Oh you arrogant Christians, there are gods much older and mightier than yours. You pale, pursed-lipped book-thumpers, you passionless secular humanists, you soul-denying atheists, how quickly you throw off your sweetness and light, and your compassionate weeping Christ, and your civilized morality when a collective anger overtakes you. It is to Us, the gods of this world, you offer up your Golden Calves when you make war. It is from the forges of Hephaestus that you take up your beautiful weapons, and from Aphrodite that you take the trophies of your victory. And it is the breath of Ares hot upon your neck that gives you the courage to charge into the spears and bayonets of the opposing force.

Consider also the Great God Eros, who courses through the veins of every living thing that ruts and thrusts and lusts for life, the thundering river of blood that traces back from son to father, to grandfather, all the way back to the primordial slime. Eros is the guiding hand of evolution as it expresses itself in the particulars human attraction; it is the primordial lust that all men feel; a lust that impels them to hurl themselves upstream against all of survival’s adversities. Eros is the strength and courage of one’s ancestors coursing through your veins; it is a god to which all men pay secret homage, and in that climactic moment of these rituals, one’s individual self falls away and one communes with the very Lifeforce itself. No wonder your pale and sexless God eschews all things erotic.

Let us not forget the great God Gaia. Is she a living “being” like ourselves? No, as a being she is nothing like us. She is much, much more. We are a part of her living body; our thoughts are her thoughts; and, through her, we partake of her son Eros and the Great Chain of Being. Does Gaia love us? What a stupid question! She is Love; she is Life itself. By what human arrogance do we fail to regard her as a living being? By what intellectual prejudice do we deny she is a god? And by what hubris do we claim dominion over her, the right to poison her?

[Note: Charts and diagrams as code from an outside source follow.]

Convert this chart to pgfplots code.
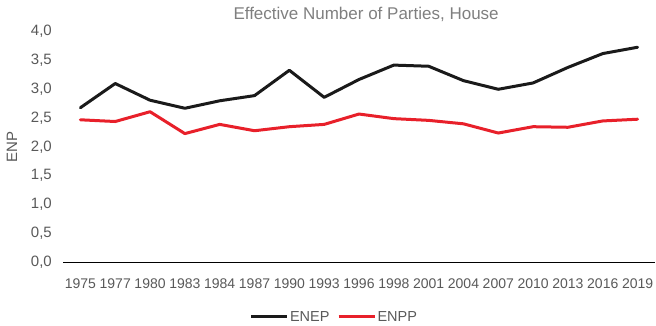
\documentclass[border=0pt]{standalone}
\usepackage{fontspec}
\setmainfont{Liberation Sans}
\usepackage{pgfplots}
\usepackage{pgfplotstable}
\pgfplotsset{compat=1.18}

\definecolor{enep}{HTML}{1A1A1A}
\definecolor{enpp}{HTML}{E8202A}
\definecolor{ticktext}{HTML}{595959}
\definecolor{titletext}{HTML}{7F7F7F}
\definecolor{baseline}{HTML}{D9D9D9}

% Effective number of electoral (ENEP) and parliamentary (ENPP) parties
\pgfplotstableread{
x year enep enpp
0  1975 2.68 2.47
1  1977 3.10 2.44
2  1980 2.81 2.61
3  1983 2.67 2.23
4  1984 2.80 2.39
5  1987 2.89 2.28
6  1990 3.33 2.35
7  1993 2.86 2.39
8  1996 3.17 2.57
9  1998 3.42 2.49
10 2001 3.40 2.46
11 2004 3.15 2.40
12 2007 3.00 2.24
13 2010 3.11 2.35
14 2013 3.38 2.34
15 2016 3.62 2.45
16 2019 3.73 2.48
}\enpdata

\begin{document}
\begin{tikzpicture}
\useasboundingbox (0pt,0pt) rectangle (656pt,325pt);
\begin{axis}[
  at={(63pt,63pt)}, anchor=south west,
  scale only axis, width=592pt, height=230.3pt,
  xmin=-0.5, xmax=16.5, ymin=0, ymax=4,
  axis x line*=bottom, axis y line*=left,
  y axis line style={draw=none},
  x axis line style={baseline, line width=0.9pt},
  major tick length=0pt,
  xtick={0,...,16},
  xticklabels from table={\enpdata}{year},
  ytick={0,0.5,1,1.5,2,2.5,3,3.5,4},
  tick label style={font=\fontsize{14}{16}\selectfont, text=ticktext},
  yticklabel style={anchor=east, inner sep=0pt, xshift=-11pt,
    font=\fontsize{15}{17}\selectfont,
    /pgf/number format/fixed, /pgf/number format/fixed zerofill,
    /pgf/number format/precision=1, /pgf/number format/use comma,
    /pgf/number format/assume math mode=true},
  xticklabel style={anchor=north, inner sep=0pt, yshift=-17pt},
  ylabel={ENP},
  ylabel style={at={(axis description cs:-0.0861,0.5)}, anchor=center,
    font=\fontsize{15}{17}\selectfont, text=ticktext},
  title={Effective Number of Parties, House},
  title style={at={(axis description cs:0.512,1.050)}, anchor=center,
    font=\fontsize{17}{19}\selectfont, text=titletext},
  legend style={at={(axis description cs:0.4578,-0.2388)}, anchor=center,
    draw=none, fill=none, legend columns=2,
    font=\fontsize{14.5}{16}\selectfont, text=ticktext,
    /tikz/every even column/.append style={column sep=6pt},
    nodes={inner sep=1.5pt}},
  legend image code/.code={\draw[#1, line width=3pt, line cap=butt] (0pt,0pt) -- (36pt,0pt);},
  clip=false,
]
\addplot[enep, line width=3pt, line join=round, line cap=round] table[x=x, y=enep] {\enpdata};
\addlegendentry{ENEP}
\addplot[enpp, line width=3pt, line join=round, line cap=round] table[x=x, y=enpp] {\enpdata};
\addlegendentry{ENPP}
\end{axis}
\end{tikzpicture}
\end{document}
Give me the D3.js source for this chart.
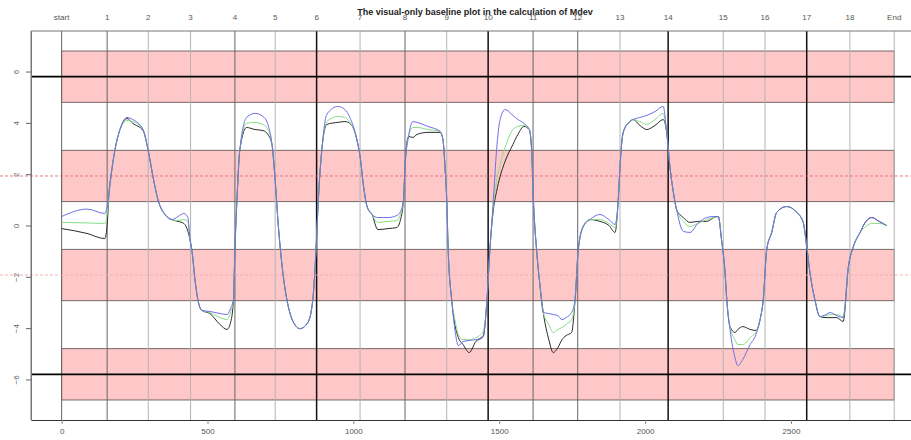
<!DOCTYPE html>
<html>
<head>
<meta charset="utf-8">
<script src="https://cdn.jsdelivr.net/npm/d3@7"></script>
<style>
  body { margin: 0; background: #fff; }
  text { font-family: "Liberation Sans", Arial, sans-serif; }
</style>
</head>
<body>
<script>
"use strict";
(function(){
    // boundaries along the top axis
    const boundaryLabels = ["start", "1", "2", "3", "4", "5", "6", "7", "8", "9", "10",
        "11", "12", "13", "14", "15", "16", "17", "18", "End"]
    const boundaryPos = [0, 156, 297, 442, 594, 732, 874, 1023, 1177, 1320, 1462,
        1616, 1769, 1914, 2079, 2268, 2411, 2554, 2702, 2854]
    const boundaryKind = ["dark", "dark", "light", "light", "dark", "light", "major", "light", "dark", "light", "major",
        "dark", "dark", "light", "major", "light", "light", "major", "light", "light"]

    const xTicks = [0, 500, 1000, 1500, 2000, 2500]
    const yTicks = [-6, -4, -2, 0, 2, 4, 6]

    // tolerance bands (centre +/- 1) and reference levels
    const bandCentres = [5.8, 1.93, -1.93, -5.8]
    const bandHalf = 1
    const solidLevels = [5.8, -5.8]
    const dashedLevels = [1.93, -1.93]

    // the three traces, sampled at shared positions
    const sampleX = [0, 87, 148, 157, 162, 169, 183, 200, 224, 244,
        279, 296, 313, 330, 354, 378, 399, 419, 433, 440,
        447, 457, 469, 481, 508, 543, 567, 580, 589, 594,
        601, 611, 634, 663, 690, 707, 721, 731, 743, 760,
        777, 795, 817, 844, 861, 872, 880, 892, 909, 947,
        971, 988, 1012, 1023, 1035, 1047, 1064, 1084, 1119, 1149,
        1160, 1172, 1177, 1189, 1204, 1218, 1256, 1297, 1307, 1314,
        1320, 1325, 1337, 1348, 1360, 1376, 1397, 1420, 1445, 1458,
        1468, 1480, 1491, 1503, 1520, 1547, 1564, 1585, 1603, 1611,
        1617, 1628, 1640, 1651, 1670, 1685, 1701, 1715, 1729, 1748,
        1760, 1771, 1788, 1811, 1845, 1876, 1897, 1908, 1914, 1925,
        1948, 1959, 1982, 2006, 2034, 2062, 2074, 2085, 2097, 2108,
        2131, 2154, 2181, 2211, 2236, 2251, 2262, 2274, 2280, 2291,
        2308, 2318, 2335, 2360, 2380, 2394, 2405, 2417, 2434, 2451,
        2485, 2520, 2542, 2554, 2565, 2582, 2599, 2620, 2634, 2657,
        2679, 2697, 2714, 2737, 2757, 2777, 2802, 2828]

    const blueTrace = [0.35, 0.64, 0.47, 0.82, 1.21, 1.91, 2.96, 3.74, 4.21, 4.13,
        3.74, 2.96, 1.91, 1.01, 0.43, 0.23, 0.35, 0.47, 0.31, -0.55,
        -1.01, -2.11, -3.00, -3.31, -3.35, -3.43, -3.47, -3.20, -2.89, -0.94,
        1.01, 2.96, 4.21, 4.37, 4.25, 3.94, 3.16, 1.91, -0.04, -1.99,
        -3.16, -3.78, -4.02, -3.78, -2.89, -0.94, 1.01, 2.96, 4.33, 4.64,
        4.52, 4.21, 3.35, 2.69, 1.52, 0.74, 0.43, 0.31, 0.31, 0.39,
        0.51, 1.01, 2.30, 3.47, 4.05, 4.02, 3.86, 3.67, 3.35, 2.30,
        1.01, -0.94, -2.89, -4.05, -4.68, -4.52, -4.48, -4.45, -4.29, -2.89,
        -0.94, 1.01, 2.96, 4.13, 4.52, 4.29, 4.13, 3.98, 3.74, 2.96,
        1.01, -0.94, -2.38, -3.39, -3.43, -3.47, -3.51, -3.67, -3.59, -3.39,
        -2.89, -0.94, -0.04, 0.23, 0.43, 0.23, 0.04, 1.01, 2.30, 3.63,
        4.05, 4.13, 4.21, 4.29, 4.44, 4.64, 3.63, 2.30, 1.29, 0.62,
        -0.23, -0.27, 0.08, 0.31, 0.35, 0.35, -0.55, -1.83, -2.89, -4.05,
        -5.15, -5.46, -5.22, -4.64, -4.25, -3.67, -2.89, -0.94, -0.27, 0.51,
        0.74, 0.51, 0.12, -0.82, -1.83, -2.89, -3.55, -3.47, -3.39, -3.51,
        -3.59, -1.60, -0.82, -0.27, 0.16, 0.31, 0.16, 0]

    const greenTrace = [0.12, 0.10, 0.08, 0.55, 1.21, 1.91, 2.96, 3.74, 4.09, 4.05,
        3.74, 2.96, 1.91, 1.01, 0.43, 0.23, 0.19, 0.23, 0.16, -0.55,
        -1.01, -2.11, -3.00, -3.31, -3.39, -3.59, -3.67, -3.35, -2.89, -0.94,
        1.01, 2.96, 3.98, 4.02, 3.94, 3.74, 3.16, 1.91, -0.04, -1.99,
        -3.16, -3.78, -4.02, -3.78, -2.89, -0.94, 1.01, 2.96, 4.05, 4.25,
        4.21, 4.02, 3.35, 2.69, 1.52, 0.74, 0.43, 0.12, 0.16, 0.19,
        0.39, 1.01, 2.30, 3.47, 3.82, 3.82, 3.74, 3.67, 3.35, 2.30,
        1.01, -0.94, -2.89, -3.67, -4.25, -4.45, -4.45, -4.37, -4.13, -2.89,
        -0.94, 0.82, 1.72, 2.38, 3.04, 3.74, 3.86, 3.90, 3.74, 2.96,
        1.01, -0.94, -2.38, -3.39, -3.86, -4.17, -4.05, -3.98, -3.86, -3.67,
        -2.89, -0.94, -0.04, 0.23, 0.23, 0.08, -0.08, 1.01, 2.30, 3.63,
        4.05, 4.13, 4.05, 3.94, 4.13, 4.37, 3.63, 2.30, 1.29, 0.62,
        0.16, -0.04, 0.08, 0.23, 0.31, 0.35, -0.55, -1.83, -2.89, -3.94,
        -4.45, -4.64, -4.64, -4.37, -4.13, -3.67, -2.89, -0.94, -0.27, 0.51,
        0.74, 0.51, 0.12, -0.82, -1.83, -2.89, -3.55, -3.51, -3.47, -3.47,
        -3.55, -1.60, -0.82, -0.27, -0.04, 0.08, 0.08, 0]

    const blackTrace = [-0.12, -0.31, -0.51, 0.16, 1.21, 1.91, 2.96, 3.74, 4.17, 3.98,
        3.70, 2.96, 1.91, 1.01, 0.43, 0.23, 0.16, 0.08, -0.23, -0.55,
        -1.01, -2.11, -3.00, -3.31, -3.43, -3.86, -4.05, -3.74, -2.89, -0.94,
        1.01, 2.96, 3.82, 3.74, 3.70, 3.55, 3.16, 1.91, -0.04, -1.99,
        -3.16, -3.78, -4.02, -3.78, -2.89, -0.94, 1.01, 2.96, 3.94, 4.02,
        4.05, 3.98, 3.35, 2.69, 1.52, 0.74, 0.43, -0.16, -0.12, -0.08,
        0.16, 1.01, 2.30, 3.47, 3.43, 3.55, 3.63, 3.63, 3.35, 2.30,
        1.01, -0.94, -2.89, -3.86, -4.37, -4.64, -4.95, -4.52, -4.33, -2.89,
        -0.94, 0.62, 1.33, 1.91, 2.50, 3.16, 3.55, 3.86, 3.74, 2.96,
        1.01, -0.94, -2.38, -3.39, -4.45, -4.95, -4.76, -4.45, -4.29, -4.17,
        -2.89, -0.94, -0.04, 0.23, 0.16, 0, -0.27, 1.01, 2.30, 3.63,
        4.05, 4.13, 3.90, 3.74, 3.90, 4.13, 3.63, 2.30, 1.29, 0.62,
        0.31, 0.12, 0.16, 0.16, 0.31, 0.35, -0.55, -1.83, -2.89, -3.94,
        -4.17, -4.05, -3.94, -4.05, -4.09, -3.67, -2.89, -0.94, -0.27, 0.51,
        0.74, 0.51, 0.12, -0.82, -1.83, -2.89, -3.55, -3.59, -3.59, -3.59,
        -3.74, -1.60, -0.82, -0.27, 0.16, 0.31, 0.16, 0]

    const traceNames = ["black", "green", "blue"]
    const traceValues = [blackTrace, greenTrace, blueTrace]

    const title = "The visual-only baseline plot in the calculation of Mdev"

    const measurements = { width: 911, height: 440, left: 31, top: 31, bottom: 420, right: 923.7 }

    let traceColor = d3.scaleOrdinal()
        .domain(traceNames)
        .range(["#2a2a2a", "#86de86", "#6f6fe8"])

    let kindStroke = d3.scaleOrdinal()
        .domain(["major", "dark", "light"])
        .range(["#111", "#666", "#b4b4b4"])
    let kindWidth = d3.scaleOrdinal()
        .domain(["major", "dark", "light"])
        .range([1.5, 1, 1])

    let svg = d3.select("body").append("svg")
        .attr("width", measurements.width)
        .attr("height", measurements.height)

    let scaleX = d3.scaleLinear()
        .domain([-105, 2955])
        .range([measurements.left, measurements.right])
    let scaleY = d3.scaleLinear()
        .domain([-7.58, 7.58])
        .range([measurements.bottom, measurements.top])

    let xEnd = boundaryPos[boundaryPos.length - 1]

    // pink bands
    svg.append("g").selectAll("rect")
        .data(bandCentres)
        .enter()
        .append("rect")
            .attr("x", scaleX(0))
            .attr("width", scaleX(xEnd) - scaleX(0))
            .attr("y", d => scaleY(d + bandHalf))
            .attr("height", d => scaleY(d - bandHalf) - scaleY(d + bandHalf))
            .attr("fill", "#ffc8c8")
            .attr("stroke", "#6a5a5a")
            .attr("stroke-width", 0.9)

    // boundary verticals
    svg.append("g").selectAll("line")
        .data(boundaryPos)
        .enter()
        .append("line")
            .attr("x1", d => scaleX(d))
            .attr("x2", d => scaleX(d))
            .attr("y1", measurements.top)
            .attr("y2", measurements.bottom)
            .attr("stroke", (d, i) => kindStroke(boundaryKind[i]))
            .attr("stroke-width", (d, i) => kindWidth(boundaryKind[i]))

    // thick reference lines
    svg.append("g").selectAll("line")
        .data(solidLevels)
        .enter()
        .append("line")
            .attr("x1", measurements.left)
            .attr("x2", measurements.width)
            .attr("y1", d => scaleY(d))
            .attr("y2", d => scaleY(d))
            .attr("stroke", "#000")
            .attr("stroke-width", 1.8)

    // dashed levels run across the whole picture
    svg.append("g").selectAll("line")
        .data(dashedLevels)
        .enter()
        .append("line")
            .attr("x1", 0)
            .attr("x2", measurements.width)
            .attr("y1", d => scaleY(d))
            .attr("y2", d => scaleY(d))
            .attr("stroke", (d, i) => i == 0 ? "#e07070" : "#f0aaaa")
            .attr("stroke-width", 0.9)
            .attr("stroke-dasharray", "3,2")

    // traces
    const line = d3.line()
        .x((d, i) => scaleX(sampleX[i]))
        .y(d => scaleY(d))
        .curve(d3.curveMonotoneX)

    svg.append("g").selectAll("path")
        .data(traceValues)
        .enter()
        .append("path")
            .attr("d", d => line(d))
            .attr("fill", "none")
            .attr("stroke", (d, i) => traceColor(traceNames[i]))
            .attr("stroke-width", 1)

    // plot frame
    svg.append("path")
        .attr("d", "M" + measurements.width + "," + measurements.top + "H" + measurements.left + "V" + measurements.bottom)
        .attr("fill", "none")
        .attr("stroke", "#777")
        .attr("stroke-width", 1)

    // bottom axis
    let xAxis = d3.axisBottom(scaleX)
        .tickValues(xTicks)
        .tickSize(4)
        .tickSizeOuter(0)
        .tickFormat(d3.format("d"))
    let gx = svg.append("g")
        .attr("transform", "translate(0," + measurements.bottom + ")")
        .call(xAxis)
    gx.select(".domain").attr("stroke", "#333")
    gx.selectAll(".tick line").attr("stroke", "#888")
    gx.selectAll("text")
        .attr("fill", "#555")
        .attr("font-size", 8)
        .attr("dy", "0.9em")
        .style("font-family", "\"Liberation Sans\", Arial, sans-serif")

    // left axis with rotated labels
    let yAxis = d3.axisLeft(scaleY)
        .tickValues(yTicks)
        .tickSize(5)
        .tickSizeOuter(0)
        .tickFormat(d3.format("d"))
    let gy = svg.append("g")
        .attr("transform", "translate(" + measurements.left + ",0)")
        .call(yAxis)
    gy.select(".domain").attr("stroke", "#777")
    gy.selectAll(".tick line").attr("stroke", "#666")
    gy.selectAll(".tick text")
        .attr("x", null)
        .attr("dy", null)
        .attr("transform", "translate(-15,0) rotate(-90)")
        .attr("text-anchor", "middle")
        .attr("dominant-baseline", "central")
        .attr("fill", "#666")
        .attr("font-size", 8)
        .style("font-family", "\"Liberation Sans\", Arial, sans-serif")

    // top boundary labels
    svg.append("g").selectAll("text")
        .data(boundaryLabels)
        .enter()
        .append("text")
            .attr("x", (d, i) => scaleX(boundaryPos[i]))
            .attr("y", 20)
            .attr("text-anchor", "middle")
            .attr("font-size", 8)
            .attr("fill", "#555")
            .text(d => d)

    // title
    svg.append("text")
        .attr("x", 475)
        .attr("y", 15)
        .attr("text-anchor", "middle")
        .attr("font-size", 9)
        .attr("font-weight", "bold")
        .attr("fill", "#222")
        .text(title)
})()
</script>
</body>
</html>
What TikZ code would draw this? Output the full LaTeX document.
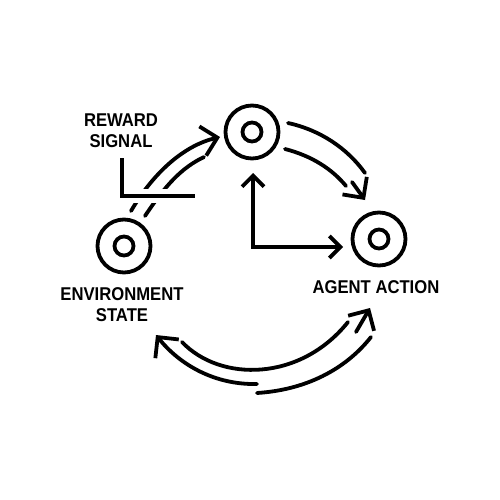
\documentclass[tikz,border=0pt]{standalone}
\usepackage{fontspec}
\setmainfont{Liberation Sans}[FakeStretch=0.9]
\usetikzlibrary{arrows.meta}
\tikzset{
  ring/.style={circle,draw,line width=3.8pt,minimum size=53pt,inner sep=0pt},
  dot/.style={circle,draw,line width=3.8pt,minimum size=19pt,inner sep=0pt},
  lbl/.style={font=\bfseries\fontsize{18.5}{21}\selectfont,align=center,inner sep=0pt},
  band/.style={line width=3.8pt,line cap=round},
  tip/.style={-{Straight Barb[length=15pt,width=30pt]}},
  smalltip/.style={{Straight Barb[length=11pt,width=22pt]}-{Straight Barb[length=11pt,width=22pt]}}
}
\begin{document}
\begin{tikzpicture}[x=1pt,y=-1pt]
\useasboundingbox[fill=white] (0,0) rectangle (500,500);
\node[ring] (top) at (252,132) {};
\node[dot] (topin) at (top) {};
\node[ring] (agent) at (379,239) {};
\node[dot] (agentin) at (agent) {};
\node[ring] (env) at (124,246) {};
\node[dot] (envin) at (env) {};
\node[lbl] (reward) at (121,131) {REWARD\\SIGNAL};
\node[lbl] (envlbl) at (122,305) {ENVIRONMENT\\STATE};
\node[lbl] (agentlbl) at (376,287) {AGENT ACTION};
\coordinate (tlo) at (131,211);
\coordinate (tlotip) at (220,137);
\coordinate (tli) at (145,216);
\coordinate (tliend) at (204,157);
\coordinate (tro) at (288,123);
\coordinate (troend) at (365,173);
\coordinate (tri) at (285,149);
\coordinate (triend) at (346,186);
\coordinate (trshaft) at (352,182);
\coordinate (trtip) at (365,200);
\coordinate (lup) at (253,173);
\coordinate (lcorner) at (253,247);
\coordinate (lright) at (343,247);
\coordinate (bmid) at (182,342);
\coordinate (bmidend) at (348,322);
\coordinate (bleft) at (257,384);
\coordinate (blefttip) at (156,335);
\coordinate (bright) at (257,393);
\coordinate (brightend) at (371,337);
\coordinate (brshaft) at (356,332);
\coordinate (brtip) at (370,308);
\coordinate (sigtop) at (122,158);
\coordinate (sigend) at (195,196);
\draw[band,tip] (tlo) .. controls (155,170) and (186,145) .. (tlotip);
\draw[band] (tli) .. controls (165,186) and (181,168) .. (tliend);
\draw[white,line width=14pt] (sigtop |- sigend) -- (sigend);
\draw[band,line cap=butt] (sigtop) |- (sigend);
\draw[band] (tro) .. controls (320,130) and (347,148) .. (troend);
\draw[band] (tri) .. controls (312,156) and (332,169) .. (triend);
\draw[band,tip] (trshaft) -- (trtip);
\draw[band,smalltip] (lup) |- (lright);
\draw[band] (bmid) .. controls (220,382) and (300,382) .. (bmidend);
\draw[band,tip] (bleft) .. controls (215,385) and (180,365) .. (blefttip);
\draw[band] (bright) .. controls (305,390) and (345,370) .. (brightend);
\draw[band,tip] (brshaft) -- (brtip);
\end{tikzpicture}
\end{document}
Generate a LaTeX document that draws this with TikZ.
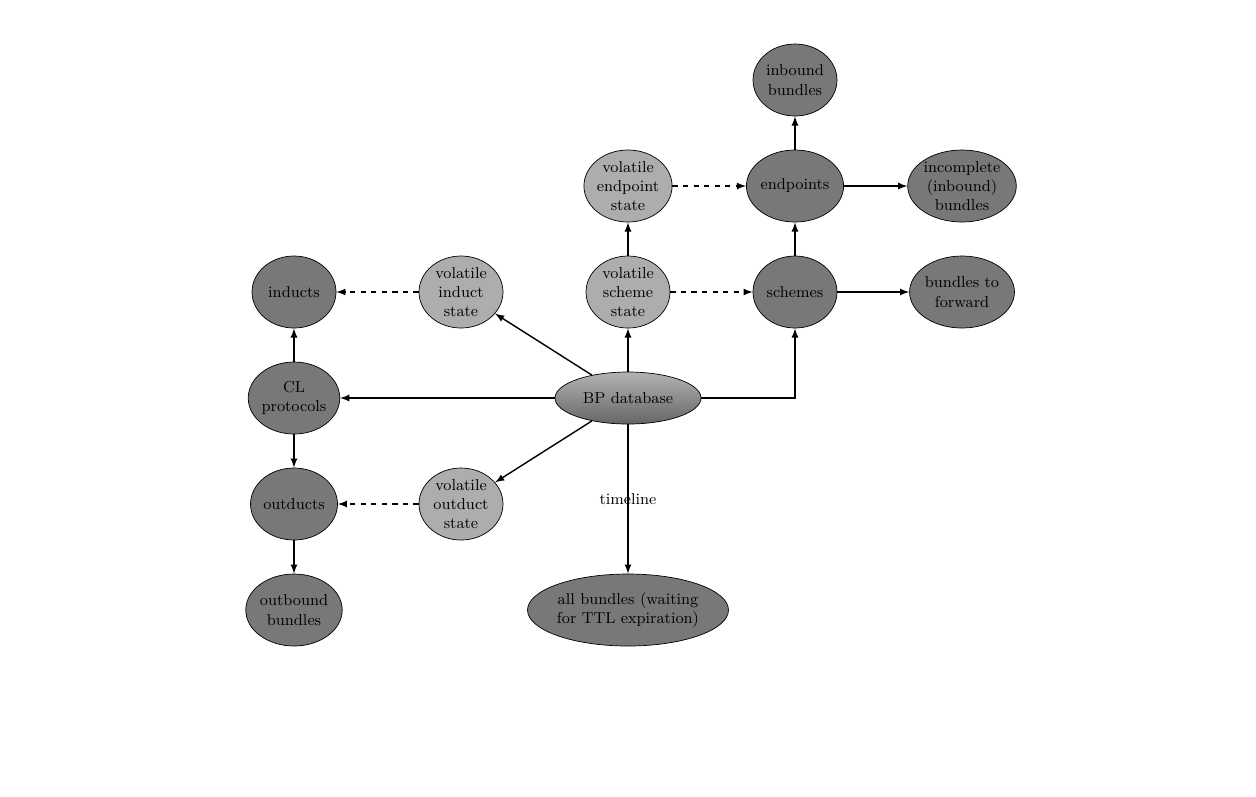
\documentclass[tikz,border=0pt]{standalone}
\usetikzlibrary{shapes.geometric,positioning}

\begin{document}
\begin{tikzpicture}[
    node distance=2.12cm and 3.34cm, on grid,
    every node/.style={ellipse, draw, thin, text=black, align=center, font=\small,
      minimum width=1.68cm, minimum height=1.44cm, inner sep=0pt},
    store/.style={fill=black!53},
    volatile/.style={fill=black!32},
    link/.style={-latex, thick},
    weak/.style={-latex, thick, dashed},
    ]
  \useasboundingbox (0,0) rectangle (25.12,-15.92);

  \node[top color=black!30, bottom color=black!60, minimum width=2.92cm, minimum height=1.04cm] (db) at (12.56,-7.96) {BP database};
  \node[volatile, above=of db] (vscheme) {volatile\\scheme\\state};
  \node[volatile, above=of vscheme] (vendpoint) {volatile\\endpoint\\state};
  \node[store, right=of vscheme] (schemes) {schemes};
  \node[store, above=of schemes] (endpoints) {endpoints};
  \node[store, above=of endpoints] (inbound) {inbound\\bundles};
  \node[store, right=of endpoints] (incomplete) {incomplete\\(inbound)\\bundles};
  \node[store, right=of schemes] (forward) {bundles to\\forward};
  \node[volatile, left=of vscheme] (vinduct) {volatile\\induct\\state};
  \node[store, left=of vinduct] (inducts) {inducts};
  \node[store, below=of inducts] (cl) {CL\\protocols};
  \node[store, below=of cl] (outducts) {outducts};
  \node[store, below=of outducts] (outbound) {outbound\\bundles};
  \node[volatile, right=of outducts] (voutduct) {volatile\\outduct\\state};
  \node[store, below=4.24cm of db] (all) {all bundles (waiting\\for TTL expiration)};

  % solid links
  \draw[link] (db) -- (vscheme);
  \draw[link] (vscheme) -- (vendpoint);
  \draw[link] (db.east) -| (schemes);
  \draw[link] (schemes) -- (endpoints);
  \draw[link] (endpoints) -- (inbound);
  \draw[link] (endpoints) -- (incomplete);
  \draw[link] (schemes) -- (forward);
  \draw[link] (db) -- (vinduct);
  \draw[link] (db) -- (voutduct);
  \draw[link] (db) -- (cl);
  \draw[link] (cl) -- (inducts);
  \draw[link] (cl) -- (outducts);
  \draw[link] (outducts) -- (outbound);
  \draw[link] (db) -- node[draw=none, fill=none, minimum size=0pt, inner sep=1pt] {timeline} (all);
  % volatile links
  \draw[weak] (vendpoint) -- (endpoints);
  \draw[weak] (vscheme) -- (schemes);
  \draw[weak] (vinduct) -- (inducts);
  \draw[weak] (voutduct) -- (outducts);
\end{tikzpicture}
\end{document}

While we’re at it, let’s also consider the great God Chaos, the deep mathematical order that suffuses all of existence; the fractal structure of the universe and of consciousness itself. The Greeks were on to something when they told of Gaia being the consort of Chaos, and their offspring being Eros. Life is suffused through and through with fractal structure. Next to insights we have gained into elegant and majestic workings of Chaos, your jealous desert gods, with their genocidal pacts and their wrathful demands for slavish obedience, seem nothing more than grubby, disgusting impertinences.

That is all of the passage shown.